#### Material ####
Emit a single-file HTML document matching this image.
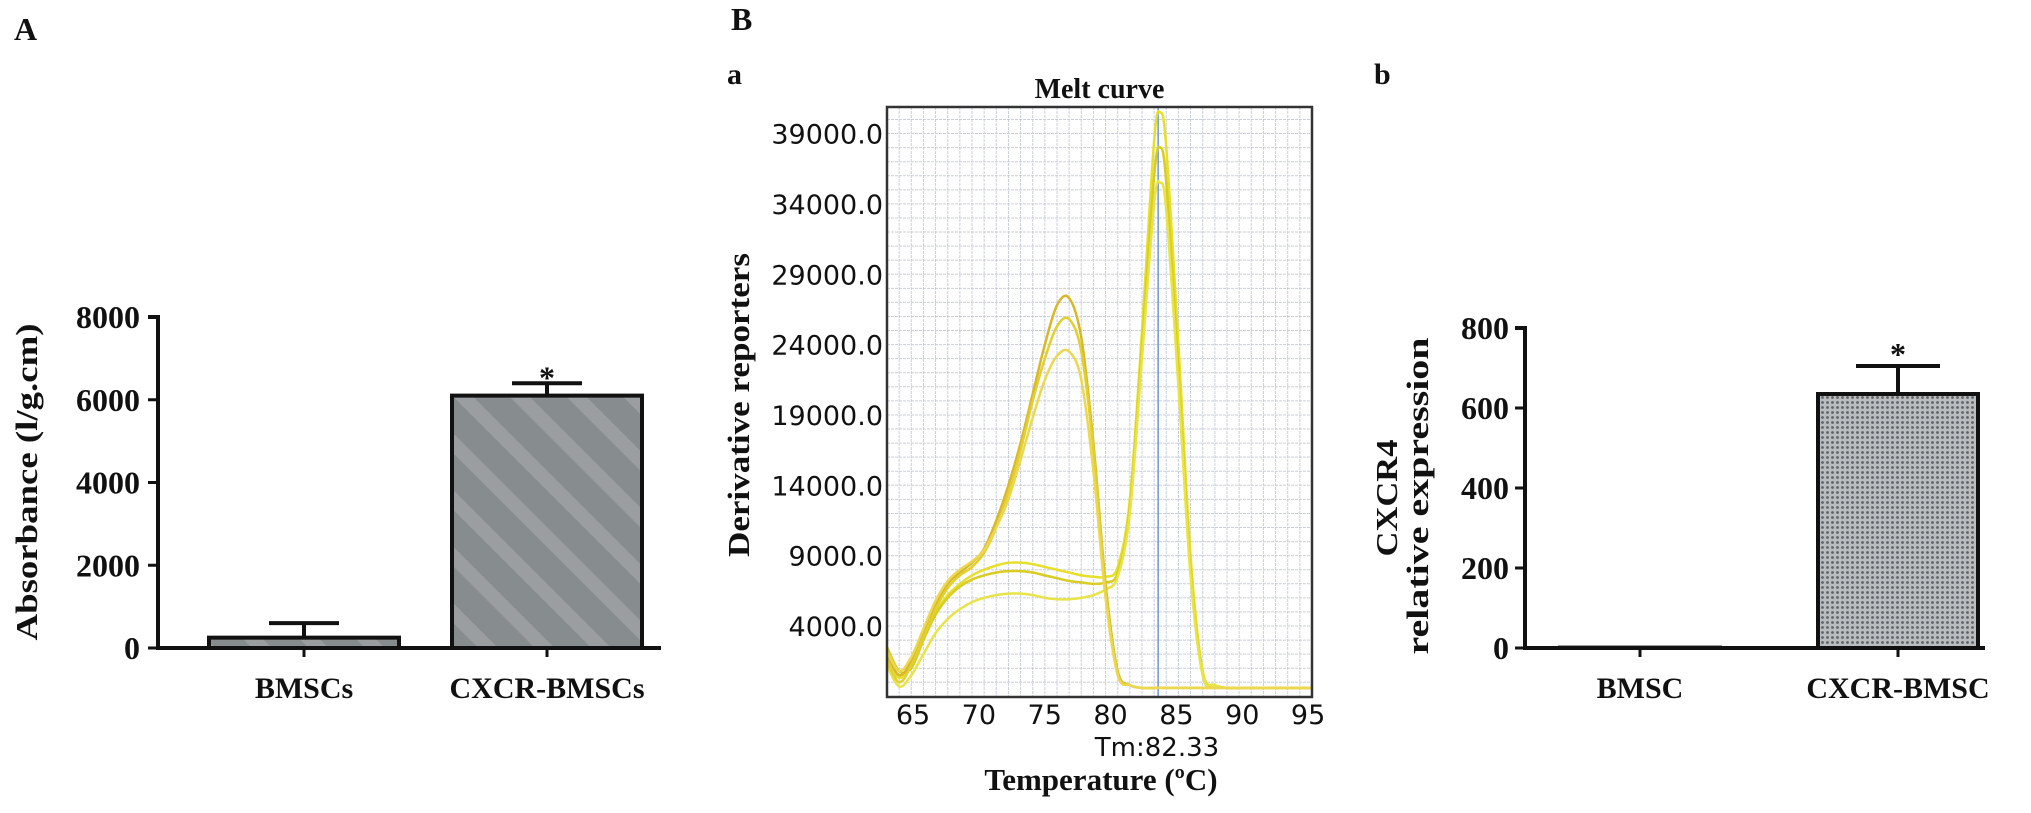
<!DOCTYPE html>
<html><head><meta charset="utf-8"><style>
html,body{margin:0;padding:0;background:#fff;}
svg{display:block;}
.b{font-family:"Liberation Serif",serif;font-weight:bold;fill:#111;}
.s{font-family:"DejaVu Sans","Liberation Sans",sans-serif;fill:#111;}
</style></head><body>
<svg id="fig" width="2031" height="813" viewBox="0 0 2031 813" xmlns="http://www.w3.org/2000/svg">
<defs>
<pattern id="stripe" patternUnits="userSpaceOnUse" width="40" height="40" patternTransform="rotate(-45)">
<rect width="40" height="40" fill="#878c8f"/><rect width="14" height="40" fill="#9a9ea1"/>
</pattern>
<pattern id="dots" patternUnits="userSpaceOnUse" width="5" height="5">
<rect width="5" height="5" fill="#b9bdbf"/><circle cx="2.5" cy="2.5" r="1.4" fill="#5d6366"/>
</pattern>
</defs>
<g id="pA"></g>
<g id="pMelt"></g>
<g id="pB"></g>
</svg>
<script>
// Panel A data
const aCats = ["BMSCs", "CXCR-BMSCs"];
const aVals = [250, 6100];
const aErr = [350, 300];
const aTicks = [0, 2000, 4000, 6000, 8000];
// Melt curve data
const meltTemps = [60,61,62,63,64,65,66,67,68,69,70,71,72,73,74,75,76,77,78,79,80,81,82,82.5,83,84,85,86,87,88,89,90,91,92,93,94,95];
const meltG2a = [1800,300,1500,3500,5000,6200,7000,7600,8000,8300,8500,8500,8400,8200,8000,7800,7600,7500,7500,8200,13000,25000,38500,40500,38000,24000,9000,800,-200,-400,-400,-400,-400,-400,-400,-400,-400];
const meltG2b = [2500,800,1000,3000,4800,6000,6800,7300,7600,7800,7900,7900,7800,7600,7400,7200,7100,7000,7100,7800,12500,24000,36000,38000,35500,22000,8000,500,-200,-400,-400,-400,-400,-400,-400,-400,-400];
const meltG2c = [1200,-300,500,2000,3500,4500,5200,5700,6000,6200,6300,6300,6200,6000,5900,5900,6000,6200,6600,7500,12000,23000,34000,35500,33500,21000,7500,500,-200,-400,-400,-400,-400,-400,-400,-400,-400];
const meltG1a = [2000,500,1500,3500,5500,7000,7800,8500,9500,11500,14000,17000,20500,24000,26800,27300,24500,17000,7000,800,-200,-400,-400,-400,-400,-400,-400,-400,-400,-400,-400,-400,-400,-400,-400,-400,-400];
const meltG1b = [1500,0,1200,3200,5200,6700,7600,8200,9200,11000,13500,16500,20000,23000,25300,25800,23500,16500,6500,600,-200,-400,-400,-400,-400,-400,-400,-400,-400,-400,-400,-400,-400,-400,-400,-400,-400];
const meltG1c = [2200,800,1800,3800,5800,7200,8000,8600,9400,11000,13000,15800,18800,21500,23200,23500,21500,15000,6000,500,-200,-400,-400,-400,-400,-400,-400,-400,-400,-400,-400,-400,-400,-400,-400,-400,-400];
const meltSeries = [meltG2a, meltG2b, meltG2c, meltG1a, meltG1b, meltG1c];
const meltColors = ["#e6e02a","#d9cc22","#e8e448","#d8b82a","#e2d030","#ecd850"];
const meltYTicks = [4000, 9000, 14000, 19000, 24000, 29000, 34000, 39000];
const meltXTicks = [65, 70, 75, 80, 85, 90, 95];
const meltTm = 82.33;
// Panel b data
const bCats = ["BMSC", "CXCR-BMSC"];
const bVals = [1, 635];
const bErr = [0, 70];
const bTicks = [0, 200, 400, 600, 800];

const NS = "http://www.w3.org/2000/svg";
function mk(parent, tag, attrs, text) {
  const e = document.createElementNS(NS, tag);
  for (const k in attrs) e.setAttribute(k, attrs[k]);
  if (text !== undefined) e.textContent = text;
  parent.appendChild(e);
  return e;
}

// ---------- Panel A ----------
(function(){
  const g = document.getElementById("pA");
  const ax = 158, y0 = 648, yTop = 317, xEnd = 661;
  const y = v => y0 - v * (y0 - yTop) / 8000;
  const centers = [304, 547], bw = 190;
  let t = mk(g, "text", {x: 14, y: 40, class: "b", "font-size": 32}, "A");
  
  
  aCats.forEach((c, i) => {
    const top = y(aVals[i]);
    const r = mk(g, "rect", {x: centers[i]-bw/2, y: top, width: bw, height: y0-top, fill: "url(#stripe)", stroke: "#111", "stroke-width": 4});
    
    
    const ye = y(aVals[i] + aErr[i]);
    const e = mk(g, "path", {d: `M${centers[i]} ${top} V${ye} M${centers[i]-35} ${ye} H${centers[i]+35}`, stroke: "#111", "stroke-width": 4, fill: "none"});
    
    
    const l = mk(g, "text", {x: centers[i], y: 698, class: "b", "font-size": 30, "text-anchor": "middle"}, c);
    
    
    mk(g, "line", {x1: centers[i], x2: centers[i], y1: y0, y2: y0+9, stroke: "#111", "stroke-width": 3});
  });
  const st = mk(g, "text", {x: centers[1], y: y(6800)+22, class: "b", "font-size": 32, "text-anchor": "middle"}, "*");
  
  
  const axl = mk(g, "path", {d: `M${ax-10} ${yTop} H${ax} V${y0} H${xEnd}`, stroke: "#111", "stroke-width": 4, fill: "none"});
  
  
  aTicks.forEach(v => {
    mk(g, "line", {x1: ax-10, x2: ax, y1: y(v), y2: y(v), stroke: "#111", "stroke-width": 3});
    const tl = mk(g, "text", {x: 140, y: y(v)+11, class: "b", "font-size": 32, "text-anchor": "end"}, String(v));
    
    
  });
  const yt = mk(g, "text", {x: 0, y: 0, class: "b", "font-size": 31, "text-anchor": "middle", textLength: 317, lengthAdjust: "spacingAndGlyphs", transform: "translate(37,482) rotate(-90)"}, "Absorbance (l/g.cm)");
  
  
})();

// ---------- Melt curve ----------
(function(){
  const g = document.getElementById("pMelt");
  const L = 887, R = 1312, T = 107, B = 697;
  const xmin = 60, xmax = 95;
  const x = t => L + (t - xmin) * (R - L) / (xmax - xmin);
  const labelX = v => 913 + (v - 65) * 13.17;
  const y = v => 626 - (v - 4000) * 14.07 / 1000;
  let t = mk(g, "text", {x: 731, y: 30, class: "b", "font-size": 32}, "B");
  
  
  t = mk(g, "text", {x: 727, y: 84, class: "b", "font-size": 30}, "a");
  
  
  t = mk(g, "text", {x: (L+R)/2, y: 98, class: "b", "font-size": 28, "text-anchor": "middle"}, "Melt curve");
  
  
  mk(g, "rect", {x: L, y: T, width: R-L, height: B-T, fill: "#fff"});
  const grid = mk(g, "g", {stroke: "#c9cfdc", "stroke-width": 1, "stroke-dasharray": "3 1"});
  
  
  for (let tt = xmin + 1; tt < xmax; tt++) mk(grid, "line", {x1: x(tt), x2: x(tt), y1: T, y2: B});
  for (let v = 0; y(v) > T; v += 1000) mk(grid, "line", {x1: L, x2: R, y1: y(v), y2: y(v)});
  const tm = mk(g, "line", {x1: x(meltTm), x2: x(meltTm), y1: T, y2: B, stroke: "#6f95d6", "stroke-width": 1.5});
  
  
  const clip = mk(g, "clipPath", {id: "meltClip"});
  mk(clip, "rect", {x: L, y: T-8, width: R-L, height: B-T+8});
  meltSeries.forEach((s, si) => {
    const pts = meltTemps.map((tt, i) => [x(tt), y(s[i])]);
    let d = `M${pts[0][0]} ${pts[0][1]}`;
    for (let i = 0; i < pts.length - 1; i++) {
      const p0 = pts[Math.max(0, i-1)], p1 = pts[i], p2 = pts[i+1], p3 = pts[Math.min(pts.length-1, i+2)];
      const c1x = p1[0] + (p2[0]-p0[0])/6, c1y = p1[1] + (p2[1]-p0[1])/6;
      const c2x = p2[0] - (p3[0]-p1[0])/6, c2y = p2[1] - (p3[1]-p1[1])/6;
      d += ` C${c1x} ${c1y} ${c2x} ${c2y} ${p2[0]} ${p2[1]}`;
    }
    const p = mk(g, "path", {d: d, fill: "none", stroke: meltColors[si], "stroke-width": 2.5, "clip-path": "url(#meltClip)"});
    
    
  });
  const fr = mk(g, "rect", {x: L, y: T, width: R-L, height: B-T, fill: "none", stroke: "#333", "stroke-width": 2.5});
  
  
  meltYTicks.forEach(v => {
    const tl = mk(g, "text", {x: 883, y: y(v)+10, class: "s", "font-size": 27, "text-anchor": "end"}, v.toFixed(1));
    
    
  });
  meltXTicks.forEach(v => {
    const tl = mk(g, "text", {x: labelX(v), y: 724, class: "s", "font-size": 27, "text-anchor": "middle"}, String(v));
    
    
  });
  t = mk(g, "text", {x: 1157, y: 756, class: "s", "font-size": 26, "text-anchor": "middle"}, "Tm:" + meltTm);
  
  
  t = mk(g, "text", {x: 1101, y: 790, class: "b", "font-size": 31, "text-anchor": "middle"}, "Temperature (ºC)");
  
  
  t = mk(g, "text", {x: 0, y: 0, class: "b", "font-size": 31, "text-anchor": "middle", textLength: 304, lengthAdjust: "spacingAndGlyphs", transform: "translate(749,405) rotate(-90)"}, "Derivative reporters");
  
  
})();

// ---------- Panel b ----------
(function(){
  const g = document.getElementById("pB");
  const ax = 1525, y0 = 648, yTop = 328, xEnd = 1985;
  const y = v => y0 - v * (y0 - yTop) / 800;
  const centers = [1640, 1898], bw = 160;
  let t = mk(g, "text", {x: 1374, y: 84, class: "b", "font-size": 30}, "b");
  
  
  bCats.forEach((c, i) => {
    const top = y(bVals[i]);
    const r = mk(g, "rect", {x: centers[i]-bw/2, y: top, width: bw, height: y0-top, fill: "url(#dots)", stroke: "#111", "stroke-width": 4});
    
    
    if (bErr[i] > 0) {
      const ye = y(bVals[i] + bErr[i]);
      const e = mk(g, "path", {d: `M${centers[i]} ${top} V${ye} M${centers[i]-42} ${ye} H${centers[i]+42}`, stroke: "#111", "stroke-width": 4, fill: "none"});
      
      
    }
    const l = mk(g, "text", {x: centers[i], y: 698, class: "b", "font-size": 30, "text-anchor": "middle"}, c);
    
    
    mk(g, "line", {x1: centers[i], x2: centers[i], y1: y0, y2: y0+9, stroke: "#111", "stroke-width": 3});
  });
  const st = mk(g, "text", {x: centers[1], y: y(762)+22, class: "b", "font-size": 32, "text-anchor": "middle"}, "*");
  
  
  const axl = mk(g, "path", {d: `M${ax-10} ${yTop} H${ax} V${y0} H${xEnd}`, stroke: "#111", "stroke-width": 4, fill: "none"});
  
  
  bTicks.forEach(v => {
    mk(g, "line", {x1: ax-10, x2: ax, y1: y(v), y2: y(v), stroke: "#111", "stroke-width": 3});
    const tl = mk(g, "text", {x: 1509, y: y(v)+11, class: "b", "font-size": 32, "text-anchor": "end"}, String(v));
    
    
  });
  t = mk(g, "text", {x: 0, y: 0, class: "b", "font-size": 31, "text-anchor": "middle", textLength: 117, lengthAdjust: "spacingAndGlyphs", transform: "translate(1397,498) rotate(-90)"}, "CXCR4");
  
  
  t = mk(g, "text", {x: 0, y: 0, class: "b", "font-size": 31, "text-anchor": "middle", textLength: 317, lengthAdjust: "spacingAndGlyphs", transform: "translate(1428,496) rotate(-90)"}, "relative expression");
  
  
})();
</script>
</body></html>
####
Set task:
State how many lines above contain the string "document", with no other words.

Reply to the exercise:
5